Here are the differences between the first three IP address classes.

Advantages of CIDR
Advantages of CIDR include the following:

CIDR is now the routing system on the internet’s backbone network, and every ISP uses it. It is supported by Border Gateway Protocol (BGP) — the prevailing exterior (interdomain) gateway protocol — and the Open Shortest Path First gateway protocol. Older gateway protocols, such as Exterior Gateway Protocol and Routing Information Protocol, do not support CIDR.
CIDR reduced the problem of wasted IPv4 address space without causing an explosion in the number of entries in a routing table.
CIDR also enables one routing table entry for a supernet to represent an aggregation of networks — about which only a router closer to the destination needs to know the details.
CIDR transmits data quickly by enabling routers to organize IP addresses into multiple subnets.

When to use supernetting
An organization or service provider managing addressing for a large number of hosts or networks should use supernetting — possibly in combination with network address translation — to partition out IPv4 and IPv6 addresses and to optimize traffic efficiency.
For example, the supernetting process might want to break an internal network into subnets for administrative purposes so each office could manage its own address space.

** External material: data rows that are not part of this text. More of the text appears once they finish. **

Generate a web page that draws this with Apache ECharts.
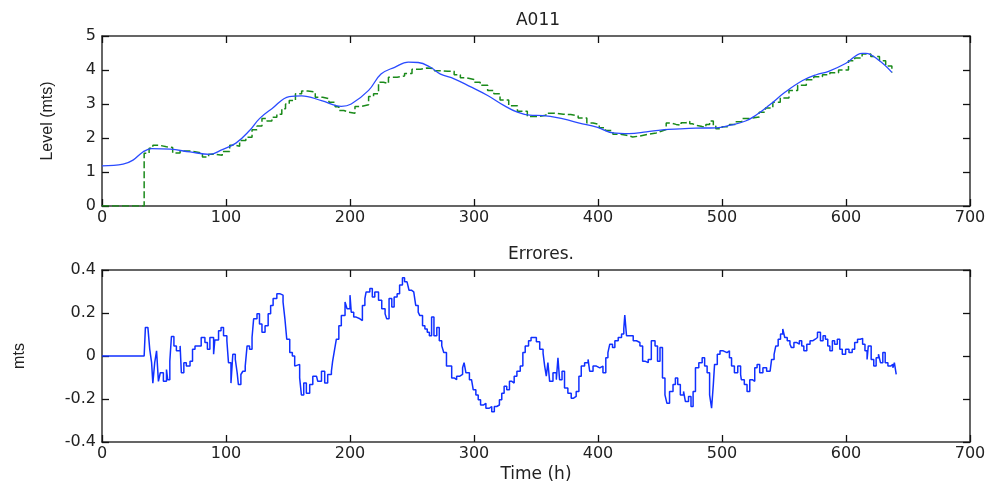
<!DOCTYPE html>
<html>
<head>
<meta charset="utf-8">
<script src="https://cdn.jsdelivr.net/npm/echarts@6/dist/echarts.min.js"></script>
<style>html,body{margin:0;padding:0;background:#fff}#c{width:994px;height:486px}</style>
</head>
<body>
<div id="c"></div>
<script>
const xTicks = [0, 100, 200, 300, 400, 500, 600, 700];

const modelTime = [0,17,25,33,40,55,71,87,97,108,119,127,137,151,161,177,193,201,215,225,236,247,255,265,273,284,297,311,324,335,345,356,372,385,399,412,425,439,452,466,479,495,506,519,527,538,551,565,576,586,600,613,616,627,637];
const modelLevel = [1.18,1.23,1.35,1.59,1.69,1.67,1.59,1.52,1.66,1.85,2.22,2.57,2.86,3.22,3.24,3.10,2.93,3.00,3.40,3.88,4.08,4.23,4.22,4.08,3.88,3.74,3.51,3.25,2.96,2.76,2.67,2.66,2.56,2.44,2.32,2.15,2.13,2.18,2.24,2.27,2.29,2.30,2.37,2.50,2.66,2.96,3.35,3.69,3.86,3.96,4.20,4.49,4.49,4.27,3.93];

const measTime = [0,34,34,38,41,46,52,57,63,71,76,81,86,92,97,103,107,111,116,121,125,129,133,137,141,145,148,151,156,161,166,172,178,183,188,191,195,199,204,209,215,219,223,227,231,238,244,250,257,262,268,274,279,284,289,294,300,305,311,316,321,328,335,343,345,352,358,365,372,378,384,391,396,401,406,412,418,423,428,434,440,447,451,455,459,463,467,471,474,476,480,484,487,490,493,495,500,506,511,516,522,530,535,541,547,554,561,568,574,581,587,594,602,607,613,620,627,632,637];
const measLevel = [0,0,1.55,1.70,1.79,1.74,1.72,1.56,1.62,1.59,1.55,1.44,1.52,1.49,1.60,1.79,1.76,1.93,2.02,2.24,2.35,2.57,2.50,2.61,2.70,2.86,3.00,3.10,3.30,3.38,3.35,3.20,3.16,3.05,2.92,2.81,2.76,2.73,2.93,2.98,3.22,3.30,3.64,3.60,3.79,3.82,3.90,4.02,4.06,4.04,3.98,3.96,3.96,3.86,3.77,3.72,3.64,3.55,3.40,3.30,3.12,2.95,2.79,2.63,2.63,2.67,2.73,2.70,2.69,2.65,2.59,2.44,2.40,2.30,2.22,2.11,2.08,2.03,2.06,2.11,2.15,2.20,2.25,2.44,2.40,2.37,2.45,2.49,2.42,2.37,2.34,2.32,2.40,2.50,2.35,2.27,2.33,2.40,2.48,2.57,2.62,2.76,2.88,3.05,3.18,3.40,3.55,3.71,3.80,3.86,3.92,4.00,4.27,4.35,4.47,4.40,4.27,4.12,3.93];

const errTime = [0,34,35,37,38.5,40,41,42.5,44,45.5,47,49.5,52,53,54.7,56,58,60,63,64,66,68,71,73,75,77.5,80,83,85,87,90,91,94,96,98,100.7,102,104,105.5,107.5,109,110,112,113.6,115.5,117,119,121,122.3,125,127,129,131.5,134,136,138,141,143.3,146,147.5,149,151.4,153.5,155.4,157,159.4,160.8,162.7,164.8,167.5,170,173,174,177,179.6,182,185,186,187.6,189,191,193,196,197.6,200,201,203,205,208,210,212,213,216,218,220,223,225.6,228.3,229.6,231.5,233.7,235.6,238,240,242.3,244,246,247.6,249.5,251.4,253,255,256.3,258.5,260.4,262.3,264,265.8,267.7,270,272,274,275.6,277.8,280,282,284,286,288.6,290.8,292,293.5,296.3,298,299.4,301.5,303.4,305.3,307.5,309.6,312.3,314.3,316.4,318.3,320.5,322.4,324.3,326.4,328.6,330.5,332.4,334.6,337.3,339.4,341.3,344,346,348,350.3,353,355.7,357,358.3,359.6,361,363.7,366.4,367.7,369,371,373,375.7,378.4,380.3,382.4,384.6,386.5,389.2,392,393.3,396,398.7,401.4,404,406.3,408,409.5,411.7,413.6,416.3,419,420.8,421.6,423,425.7,428.4,431,433.8,436,437.8,440.5,443,446,448,450,452,454,455.6,457.7,460.5,462.4,464.3,466.4,469,470.5,473,475,476.7,478.6,481.3,484,486,488,490,491.6,493,494,496.2,498.4,501,504,506,507.7,510,512.7,515,515.6,518,520.2,522.4,524.5,526.4,528.3,530.4,533,536,538.8,540,542,543.4,545.3,547.2,549,550.6,552.6,554.8,556,558,560,562.4,564.3,566,568.4,571,573.4,575.2,577,579.4,581.5,583.4,585.3,587,589,590.8,593,595,597,599.7,602.4,605,607,609.3,611.5,613.4,615.3,617,618,620.3,622.4,624.3,626.2,627.8,629.7,631.6,633.8,636,637.8,639,640.5];
const errValue = [0,0,0.133,0.126,0.031,-0.031,-0.126,-0.031,0.024,-0.118,-0.078,-0.118,-0.063,-0.110,-0.024,0.091,0.047,0.024,0.047,-0.078,-0.031,-0.047,-0.024,0.031,0.047,0.047,0.086,0.063,0.031,0.086,0.008,0.075,0.118,0.133,0.094,0.071,-0.031,-0.126,0.008,-0.016,-0.078,-0.133,-0.086,-0.071,-0.047,0.047,0.031,0.086,0.173,0.196,0.149,0.110,0.141,0.196,0.235,0.267,0.290,0.283,0.251,0.173,0.078,0.016,0,-0.047,-0.039,-0.102,-0.181,-0.126,-0.173,-0.133,-0.094,-0.086,-0.118,-0.071,-0.126,-0.086,-0.071,-0.024,0.031,0.078,0.141,0.188,0.251,0.220,0.283,0.204,0.181,0.173,0.165,0.235,0.267,0.298,0.314,0.275,0.298,0.259,0.220,0.196,0.173,0.267,0.228,0.275,0.290,0.330,0.364,0.345,0.353,0.306,0.298,0.298,0.235,0.204,0.188,0.141,0.126,0.110,0.094,0.181,0.094,0.133,0.071,0.047,0.016,-0.047,-0.047,-0.102,-0.110,-0.094,-0.086,-0.055,-0.031,-0.078,-0.110,-0.118,-0.157,-0.181,-0.204,-0.228,-0.220,-0.243,-0.235,-0.259,-0.235,-0.228,-0.204,-0.173,-0.141,-0.157,-0.118,-0.126,-0.094,-0.071,-0.047,0.016,0.047,0.071,0.086,0.086,0.066,0.031,0.013,-0.047,-0.094,-0.031,-0.118,-0.078,-0.110,-0.008,-0.110,-0.071,-0.149,-0.173,-0.196,-0.188,-0.165,-0.094,-0.047,-0.031,-0.016,-0.071,-0.047,-0.055,-0.047,-0.078,-0.008,0.016,0.055,0.039,0.071,0.086,0.102,0.126,0.190,0.094,0.094,0.071,0.063,0.047,-0.024,-0.031,-0.016,0.071,0.047,-0.024,0.039,-0.102,-0.181,-0.220,-0.165,-0.133,-0.102,-0.133,-0.181,-0.165,-0.212,-0.188,-0.235,-0.165,-0.055,-0.031,-0.008,-0.047,-0.078,-0.181,-0.243,-0.133,-0.039,0.008,0.024,0.016,0.024,-0.008,-0.047,-0.078,-0.047,-0.086,-0.110,-0.133,-0.165,-0.110,-0.118,-0.055,-0.039,-0.078,-0.055,-0.071,-0.078,-0.016,0.008,0.047,0.078,0.102,0.126,0.086,0.071,0.055,0.039,0.063,0.055,0.071,0.047,0.024,0.055,0.071,0.078,0.086,0.110,0.071,0.094,0.078,0.047,0.024,0.071,0.055,0.078,0.031,0.008,0.031,0.016,0.031,0.063,0.078,0.082,0.055,0.024,-0.016,0.047,-0.016,-0.047,-0.008,0.008,-0.031,0.016,-0.031,-0.047,-0.039,-0.055,-0.031,-0.086];

function zip(a, b) { return a.map((v, i) => [v, b[i]]); }

const txt = '#222';
const lineCol = '#333';
const font = 'Liberation Sans, Arial, sans-serif';
const wide = 'DejaVu Sans, Verdana, sans-serif';

function xAx(gi, pos, showLabels, name) {
  return {
    gridIndex: gi, type: 'value', min: 0, max: 700, interval: 100, position: pos,
    axisLine: { show: true, onZero: false, lineStyle: { color: lineCol, width: 1.5 } },
    axisTick: { show: true, inside: true, length: 7, lineStyle: { color: '#111', width: 1.3 } },
    axisLabel: { show: showLabels, color: txt, fontSize: 16, fontFamily: wide, margin: 4 },
    splitLine: { show: false },
    name: name || '', nameLocation: 'middle', nameGap: 24,
    nameTextStyle: { color: txt, fontSize: 17, fontFamily: wide }
  };
}
function yAx(gi, pos, min, max, interval, showLabels, name, gap) {
  return {
    gridIndex: gi, type: 'value', min: min, max: max, interval: interval, position: pos,
    axisLine: { show: true, onZero: false, lineStyle: { color: lineCol, width: 1.5 } },
    axisTick: { show: true, inside: true, length: 7, lineStyle: { color: '#111', width: 1.3 } },
    axisLabel: { show: showLabels, color: txt, fontSize: 16, fontFamily: wide, margin: 6,
      formatter: v => String(Math.round(v * 10) / 10) },
    splitLine: { show: false },
    name: name || '', nameLocation: 'middle', nameGap: gap || 40, nameRotate: 90,
    nameTextStyle: { color: txt, fontSize: 16, fontFamily: font }
  };
}

const chart = echarts.init(document.getElementById('c'), null, { renderer: 'canvas' });
chart.setOption({
  backgroundColor: '#fff',
  animation: false,
  title: [
    { text: 'A011', left: 533, top: 7, textAlign: 'center',
      textStyle: { color: txt, fontSize: 17, fontWeight: 'normal', fontFamily: wide } },
    { text: 'Errores.', left: 536, top: 241, textAlign: 'center',
      textStyle: { color: txt, fontSize: 17, fontWeight: 'normal', fontFamily: wide } }
  ],
  grid: [
    { left: 102, right: 24, top: 36, height: 170 },
    { left: 102, right: 24, top: 270, height: 172 }
  ],
  xAxis: [
    xAx(0, 'bottom', true),
    xAx(0, 'top', false),
    xAx(1, 'bottom', true, 'Time (h)'),
    xAx(1, 'top', false)
  ],
  yAxis: [
    yAx(0, 'left', 0, 5, 1, true, 'Level (mts)', 46),
    yAx(0, 'right', 0, 5, 1, false),
    yAx(1, 'left', -0.4, 0.4, 0.2, true, 'mts', 74),
    yAx(1, 'right', -0.4, 0.4, 0.2, false)
  ],
  series: [
    { type: 'line', xAxisIndex: 0, yAxisIndex: 0, data: zip(measTime, measLevel),
      showSymbol: false, step: 'end',
      lineStyle: { color: '#1a8a1a', width: 1.5, type: [7, 3] } },
    { type: 'line', xAxisIndex: 0, yAxisIndex: 0, data: zip(modelTime, modelLevel),
      showSymbol: false, smooth: 0.4,
      lineStyle: { color: '#2a4bff', width: 1.3 } },
    { type: 'line', xAxisIndex: 2, yAxisIndex: 2, data: zip(errTime, errValue),
      showSymbol: false, step: 'end',
      lineStyle: { color: '#1030ff', width: 1.5 } }
  ]
});
</script>
</body>
</html>
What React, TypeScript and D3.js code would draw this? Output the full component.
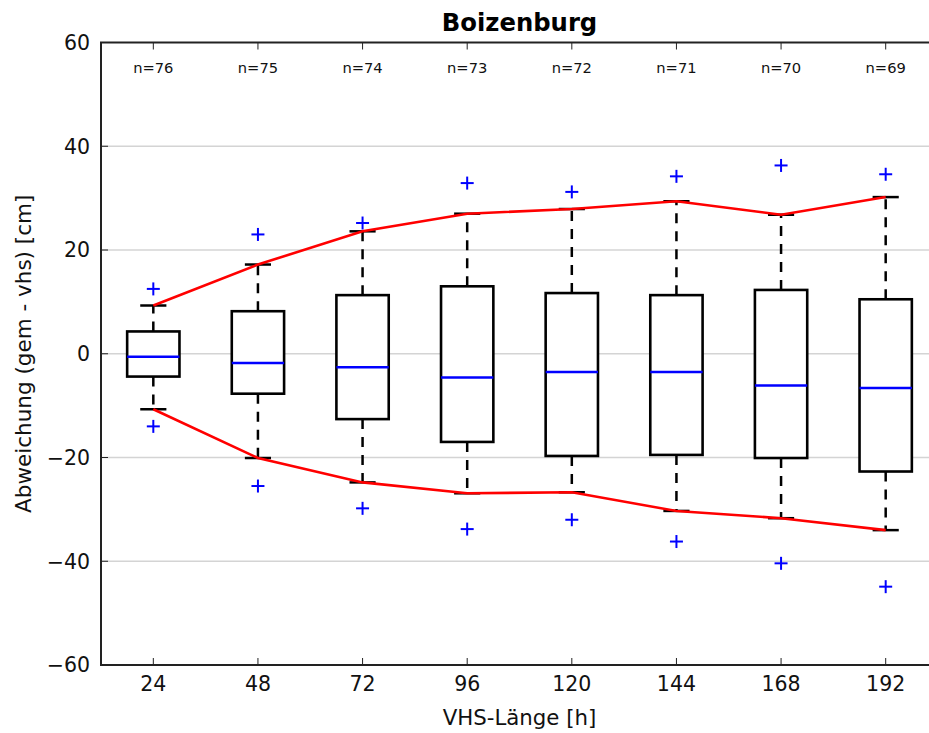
import React from "react";
import * as d3 from "d3";

const lengths = [24, 48, 72, 96, 120, 144, 168, 192];
const counts = [76, 75, 74, 73, 72, 71, 70, 69];
const whiskerHigh = [9.3, 17.2, 23.6, 27.0, 27.9, 29.4, 26.8, 30.2];
const q3 = [4.3, 8.2, 11.3, 13.0, 11.7, 11.3, 12.3, 10.5];
const median = [-0.6, -1.8, -2.6, -4.6, -3.5, -3.5, -6.1, -6.6];
const q1 = [-4.4, -7.7, -12.6, -17.0, -19.7, -19.5, -20.1, -22.7];
const whiskerLow = [-10.7, -20.1, -24.8, -26.9, -26.7, -30.3, -31.7, -34.0];
const outlierHigh = [12.5, 23.0, 25.2, 32.9, 31.2, 34.2, 36.3, 34.6];
const outlierLow = [-14.0, -25.5, -29.8, -33.8, -32.0, -36.2, -40.4, -44.9];
const yTicks = [-60, -40, -20, 0, 20, 40, 60];
const gridTicks = [-40, -20, 0, 20, 40];

const W = 929;
const H = 733;
const left = 101;
const right = 938;
const top = 42.5;
const bottom = 665;

export default function App() {
  const x = d3.scaleLinear().domain([0.5, lengths.length + 0.5]).range([left, right]);
  const y = d3.scaleLinear().domain([-60, 60]).range([bottom, top]);
  const boxW = x(1.25) - x(1);
  const capW = x(1.125) - x(1);
  const font = "'DejaVu Sans', sans-serif";
  const line = d3
    .line<[number, number]>()
    .x((d) => d[0])
    .y((d) => d[1]);
  const upper = line(whiskerHigh.map((v, i) => [x(i + 1), y(v)]));
  const lower = line(whiskerLow.map((v, i) => [x(i + 1), y(v)]));
  const cx = (left + right) / 2;
  const cy = (top + bottom) / 2;
  const plus = (px: number, py: number, key: string) => (
    <g key={key} stroke="#0000ff" strokeWidth={2}>
      <line x1={px - 6.5} x2={px + 6.5} y1={py} y2={py} />
      <line x1={px} x2={px} y1={py - 6.5} y2={py + 6.5} />
    </g>
  );
  return (
    <svg
      width={W}
      height={H}
      style={{ position: "absolute", left: 0, top: 0, background: "#fff" }}
      fontFamily={font}
    >
      <rect x={0} y={0} width={W} height={H} fill="#fff" />
      {gridTicks.map((t) => (
        <line key={"g" + t} x1={left} x2={right} y1={y(t)} y2={y(t)} stroke="#d4d4d4" strokeWidth={1.3} />
      ))}
      {lengths.map((l, i) => {
        const px = x(i + 1);
        return (
          <g key={"b" + l}>
            <line x1={px} x2={px} y1={y(q3[i])} y2={y(whiskerHigh[i])} stroke="#000" strokeWidth={2.5} strokeDasharray="10,8" />
            <line x1={px} x2={px} y1={y(q1[i])} y2={y(whiskerLow[i])} stroke="#000" strokeWidth={2.5} strokeDasharray="10,8" />
            <line x1={px - capW} x2={px + capW} y1={y(whiskerHigh[i])} y2={y(whiskerHigh[i])} stroke="#000" strokeWidth={2.5} />
            <line x1={px - capW} x2={px + capW} y1={y(whiskerLow[i])} y2={y(whiskerLow[i])} stroke="#000" strokeWidth={2.5} />
            <rect
              x={px - boxW}
              y={y(q3[i])}
              width={boxW * 2}
              height={y(q1[i]) - y(q3[i])}
              fill="#fff"
              stroke="#000"
              strokeWidth={2.6}
            />
            <line x1={px - boxW} x2={px + boxW} y1={y(median[i])} y2={y(median[i])} stroke="#0000ff" strokeWidth={2.5} />
            {plus(px, y(outlierHigh[i]), "oh" + i)}
            {plus(px, y(outlierLow[i]), "ol" + i)}
            <text x={px} y={72.5} fontSize={14.7} textAnchor="middle" fill="#111">
              {"n=" + counts[i]}
            </text>
          </g>
        );
      })}
      <path d={upper || ""} fill="none" stroke="#ff0000" strokeWidth={2.6} />
      <path d={lower || ""} fill="none" stroke="#ff0000" strokeWidth={2.6} />
      {lengths.map((l, i) => (
        <g key={"t" + l} stroke="#222" strokeWidth={1}>
          <line x1={x(i + 1)} x2={x(i + 1)} y1={bottom} y2={bottom - 7} />
          <line x1={x(i + 1)} x2={x(i + 1)} y1={top} y2={top + 7} />
        </g>
      ))}
      {yTicks.map((t) => (
        <g key={"yt" + t} stroke="#222" strokeWidth={1}>
          <line x1={left} x2={left + 7} y1={y(t)} y2={y(t)} />
          <line x1={right} x2={right - 7} y1={y(t)} y2={y(t)} />
        </g>
      ))}
      <rect x={left} y={top} width={right - left} height={bottom - top} fill="none" stroke="#222" strokeWidth={2} />
      {yTicks.map((t) => (
        <text key={"yl" + t} x={90} y={y(t)} dy="0.36em" fontSize={20.5} textAnchor="end" fill="#111">
          {t < 0 ? "\u2212" + Math.abs(t) : String(t)}
        </text>
      ))}
      {lengths.map((l, i) => (
        <text key={"xl" + l} x={x(i + 1)} y={691} fontSize={20.5} textAnchor="middle" fill="#111">
          {String(l)}
        </text>
      ))}
      <text x={cx} y={31} fontSize={24.3} fontWeight="bold" textAnchor="middle" fill="#000">
        Boizenburg
      </text>
      <text x={cx} y={725} fontSize={21.3} textAnchor="middle" fill="#111">
        VHS-Länge [h]
      </text>
      <text
        transform={`translate(31,${cy}) rotate(-90)`}
        fontSize={21.5}
        textAnchor="middle"
        fill="#111"
      >
        Abweichung (gem - vhs) [cm]
      </text>
    </svg>
  );
}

Or it might need to cobble together address space from multiple CIDR blocks of different sizes from its ISP.
Likewise, CIDR is used for route summarization, where routes to various IP networks with similar network prefixes are combined into one routing entry that points toward a supernetwork.

Supernetting example
Consider an ISP providing services to homes. It might create a /29 network for every home, each having six assignable identifiers per home. The ISP could create a /16 supernet of all the addresses, broken out further into /24 regional supernets.
Routers outside the ISP infrastructure use /16 to send packets to the ISP network. The ISP uses /24 to push packets toward the appropriate regional routers, which use the /29 subnets to reach the home networks.